Saturday, March 24, 2018
ISIS supporter Humza Ali claims that jailing him for posting videos of beheadings 'violated his human rights'
A Birmingham student has claimed that jailing him for posting videos of Islamic State beheadings online violated his human right to express himself.
Humza Ali, from
, who had once told a friend he would “fight and die” for ISIS, posted three videos - two of them showing sickening set-piece executions - on a chat site.
He was convicted of three counts of disseminating terrorist publications by a jury at Birmingham Crown Court in December 2016.
The court heard how the 21-year-old trained for terrorist combat at Delta Force paintballing in Solihull where he also posed for photos alongside three other men linked to the extreme organisation.
Humza Ali (top right), Mohammed Ali Ahmed (bottom left), Gabriel Rasmus (front row, second left) and Abdelatif Gaini (front row, second right)
Ali went to the Appeal Court in London to deny the videos were “terrorist publications” or that he had encouraged anyone to support IS.
The 21-year-old claims that he had only watched the opening minutes of one of the videos were disbelieved by jurors.
One of the videos showed six men being decapitated and the second showed another victim being shot in the head.
The third was an ISIS "recruitment video" that glorified the death and "martyrdom" of a Canadian convert to the cult.
But Ali argued that his convictions breached his right to freedom of expression, enshrined in Article 10 of the Human Rights Convention.
At the Court of Appeal, in London, he denied that the videos were "terrorist publications" or that he had encouraged others to support ISIS.
But Lord Justice Treacy said the propaganda videos were clearly "calls for others to take up arms" and "committ acts of terrorism".

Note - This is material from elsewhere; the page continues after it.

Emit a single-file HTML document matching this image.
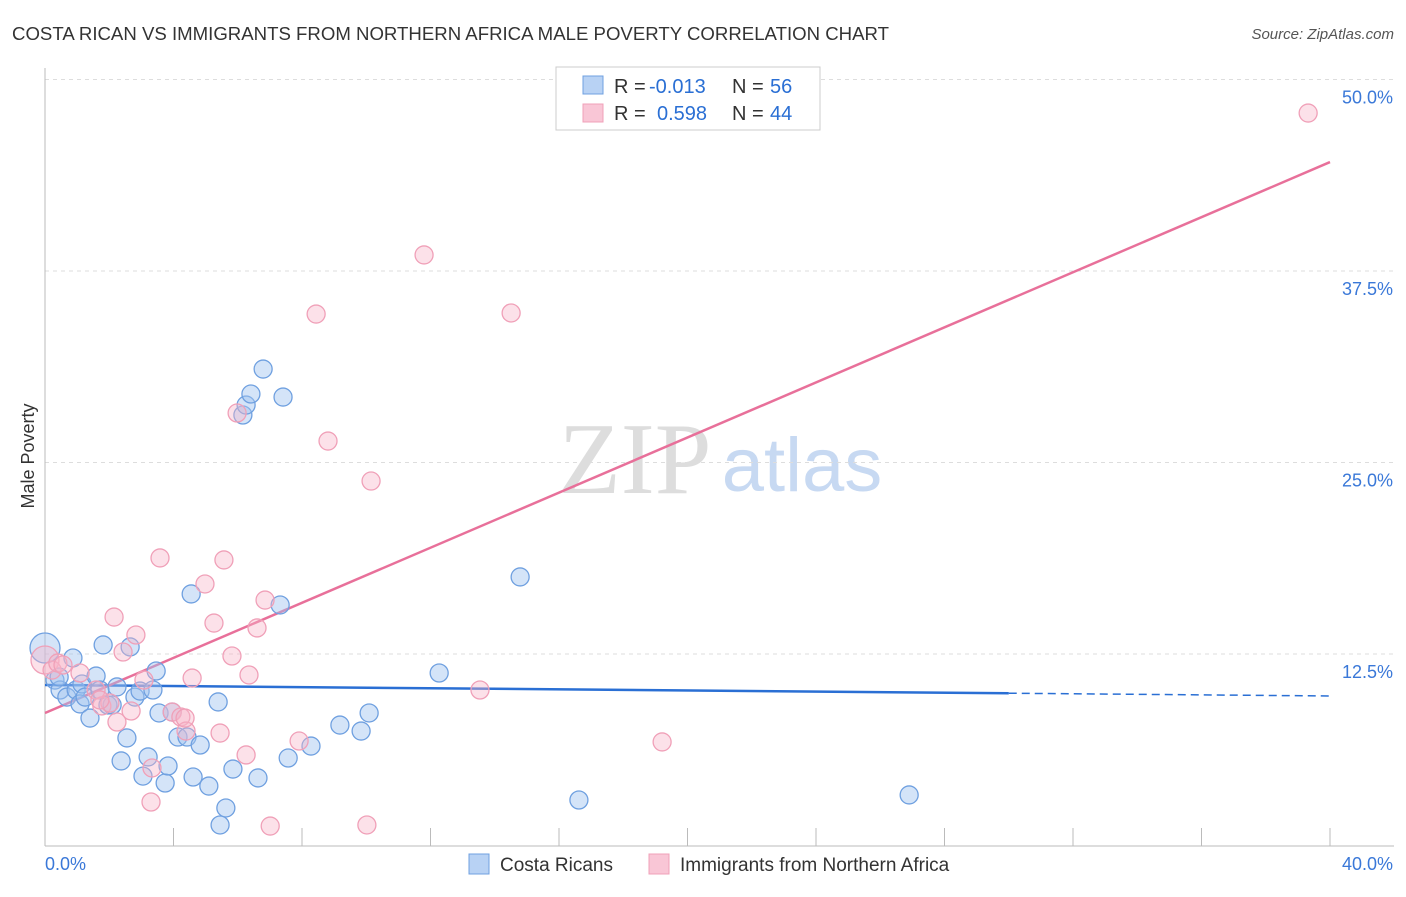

The ban on such material was "clearly lawful, proportionate and necessary" and Ali's freedom of expression rights were "not absolute".
"We are unpersuaded that there was, as asserted, a failure adequately to take account of his Article 10 rights," the judge concluded.
Prosecutors at Ali's trial said he had been radicalised soon after leaving school and become "fixated" by ISIS and advancing its sick aims.
After obtaining a passport and going on a paintballing day with others, he managed to travel to Turkey by a circuitous route.
That, the judge said, was "all in preparation for joining Islamic State" in Syria.
As well as the terrorist publication offences, Ali was convicted of engaging in preparation for terrorist acts and is serving a total nine-year jail term.
Labelled a dangerous offender, Ali, of Bromford Lane, West End, was also ordered to serve an extra five years on licence following his release.
He had no previous convictions and his lawyers argued he was "open minded and potentially prepared to change".
He posed little threat to anyone as "he was now on the radar of the police and security services," they claimed.
But Lord Justice Treacy said a pre-sentence report had described Ali as "a substantial danger to members of the public".
He managed to get to Turkey, via Scotland, Belfast and Dublin, even though his mother had confiscated his passport.
Upholding the sentence, the judge added: "He had done his level best to prepare for travel and to get to Syria in order to fight."